DIE ILLUSTRIERTE KOLUMNE
Ein heißer Spätfrühlingstag. Die Szene ist so gespenstisch wie real. Die Frau trägt keine Maske, aber eine Zipfelmütze auf dem Kopf. Ihr Gesicht, sichtbarer Ausdruck ihrer persönlichen Verfassung, ist frei jeder Vermummung, aber grotesk verzogen. Die Zipfelmützenfrau steht im Drogeriesupermarkt an der Kasse und ist außer sich. Sie fuchtelt mit ihrer Bankomatkarte und zetert. Man könne ihr nicht zumuten, schreit sie, ihre Karte ein zweites Mal in ein verseuchtes Kartenterminal zu stecken. Der Überwachungsschrott funktioniere ausgerechnet bei ihr nicht, das sei kein Zufall. Und wenn doch, nur unter Gefahr für Leib und Leben.

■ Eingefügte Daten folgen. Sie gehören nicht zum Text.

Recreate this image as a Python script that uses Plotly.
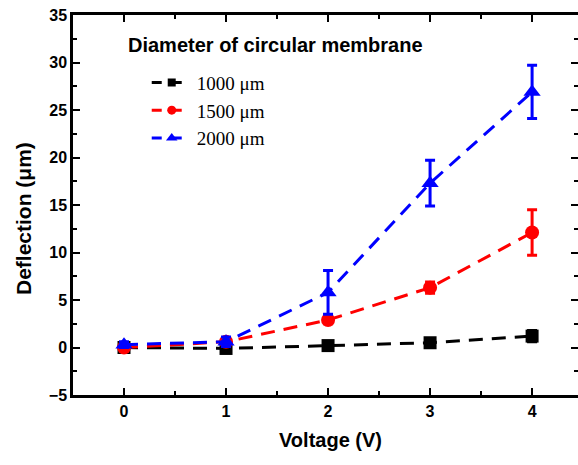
import plotly.graph_objects as go

voltage = [0, 1, 2, 3, 4]
series_names = ["1000 μm", "1500 μm", "2000 μm"]
defl_1000 = [0.0, -0.1, 0.2, 0.5, 1.2]
err_1000 = [0.1, 0.3, 0.2, 0.3, 0.6]
defl_1500 = [0.0, 0.6, 2.9, 6.3, 12.1]
err_1500 = [0.2, 0.3, 0.4, 0.6, 2.4]
defl_2000 = [0.3, 0.6, 5.8, 17.3, 26.9]
err_2000 = [0.3, 0.5, 2.3, 2.4, 2.8]
legend_title = "Diameter of circular membrane"
x_title = "Voltage (V)"
y_title = "Deflection (μm)"
x_ticks = [0, 1, 2, 3, 4]
y_ticks = [-5, 0, 5, 10, 15, 20, 25, 30, 35]

colors = ["#000000", "#FF0000", "#0000FF"]
symbols = ["square", "circle", "triangle-up"]
sizes = [13, 14, 15]
legend_sizes = [8, 9, 10]
values = [defl_1000, defl_1500, defl_2000]
errors = [err_1000, err_1500, err_2000]

L, R, T, B = 73, 0, 15, 70
W, H = 578, 465
pw, ph = W - L - R, H - T - B

fig = go.Figure()
for i in range(3):
    fig.add_trace(go.Scatter(
        x=voltage, y=values[i], name=series_names[i], showlegend=False,
        mode="lines+markers",
        line=dict(color=colors[i], width=3, dash="14px,9px"),
        marker=dict(symbol=symbols[i], size=sizes[i], color=colors[i]),
        error_y=dict(type="data", array=errors[i], visible=True,
                     color=colors[i], thickness=3, width=5),
    ))
# legend-only entries (smaller symbols as in the reference legend)
for i in range(3):
    fig.add_trace(go.Scatter(
        x=[None], y=[None], name=series_names[i], legendgroup=str(i),
        mode="lines+markers",
        line=dict(color=colors[i], width=3, dash="10px,10px"),
        marker=dict(symbol=symbols[i], size=legend_sizes[i], color=colors[i]),
    ))

# invisible trace to carry right-side ticks
fig.add_trace(go.Scatter(x=[None], y=[None], yaxis="y2", showlegend=False))

tick_font = dict(family="Liberation Sans, Arial", size=16, color="black", weight="bold")

fig.update_layout(
    width=W, height=H,
    margin=dict(l=L, r=R, t=T, b=B, autoexpand=False),
    plot_bgcolor="white", paper_bgcolor="white",
    showlegend=True,
    legend=dict(x=0.146, y=0.872, xanchor="left", yanchor="top",
                font=dict(family="Liberation Serif, Times New Roman", size=19, color="black"),
                bgcolor="rgba(0,0,0,0)", tracegroupgap=0, itemwidth=40),
    xaxis=dict(range=[-0.5, 4.45], tickvals=x_ticks, ticks="inside", ticklen=7,
               tickwidth=2, tickcolor="black", showline=True, linewidth=2.5,
               linecolor="black", mirror="ticks", showgrid=False, zeroline=False,
               automargin=False, tickfont=tick_font,
               minor=dict(dtick=0.5, ticks="inside", ticklen=4, tickwidth=2, tickcolor="black")),
    yaxis=dict(range=[-5, 35], tickvals=y_ticks, ticks="inside", ticklen=7,
               tickwidth=2, tickcolor="black", showline=True, linewidth=2.5,
               linecolor="black", showgrid=False, zeroline=False,
               automargin=False, tickfont=tick_font,
               minor=dict(dtick=2.5, ticks="inside", ticklen=4, tickwidth=2, tickcolor="black")),
    yaxis2=dict(range=[-5, 35], overlaying="y", side="right", tickvals=y_ticks,
                ticks="inside", ticklen=7, tickwidth=2, tickcolor="black",
                showticklabels=False, showline=False, showgrid=False, zeroline=False,
                automargin=False,
                minor=dict(dtick=2.5, ticks="inside", ticklen=4, tickwidth=2, tickcolor="black")),
    annotations=[
        dict(text="<b>" + legend_title + "</b>", xref="paper", yref="paper",
             x=(126 - L) / pw, y=(H - B - 45) / ph, xanchor="left", yanchor="middle",
             showarrow=False, font=dict(family="Liberation Sans, Arial", size=20, color="black")),
        dict(text="<b>" + x_title + "</b>", xref="paper", yref="paper",
             x=(330 - L) / pw, y=(H - B - 440) / ph, xanchor="center", yanchor="middle",
             showarrow=False, font=dict(family="Liberation Sans, Arial", size=20, color="black")),
        dict(text="<b>" + y_title + "</b>", xref="paper", yref="paper", textangle=-90,
             x=(23 - L) / pw, y=(H - B - 219) / ph, xanchor="center", yanchor="middle",
             showarrow=False, font=dict(family="Liberation Sans, Arial", size=21, color="black")),
    ],
)

fig.write_html("out.html", config={"displayModeBar": False},
               post_script="document.body.style.margin='0';document.body.style.padding='0';")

Die beiden Supermarktkassierinnen und die anderen Kundinnen stehen stumm und starr, zu Salzsäulen erstarrt, als wären sie gerade Geiseln in einem Banküberfall. Aber das hier ist kein Banküberfall, das hier ist ein ganz normaler Drogeriesupermarkt-Vorfall: Karte kann nicht gelesen werden, Kundin wird unrund.
Warum sie Angst habe vor den Bankomattasten, will dann eine der Geiseln wissen, aber keine vor einer Tröpfcheninfektion. Eine andere wird direkt: Warum, wütende Frau mit der Zipfelmütze, tragen Sie keine Maske? Kümmern
Sie sich um Ihren eigenen Scheißdreck, sagt die Frau dann, sie bekomme Ausschlag von der Maske. Diese ganze Geisterbahn hier sei absurd. Es fallen die Worte Irrenhaus, Polizei, Behandlung. In dieser und anderen Reihenfolgen.
Die gespenstische Szene fasst alles Geschehen dieser Tage zusammen. Verleugnung und Überangst, Fremdbestimmtheit und Freiheitsdrang, Realität und Irrealität, Gesellschaft und Individuum. Insgesamt: Österreich.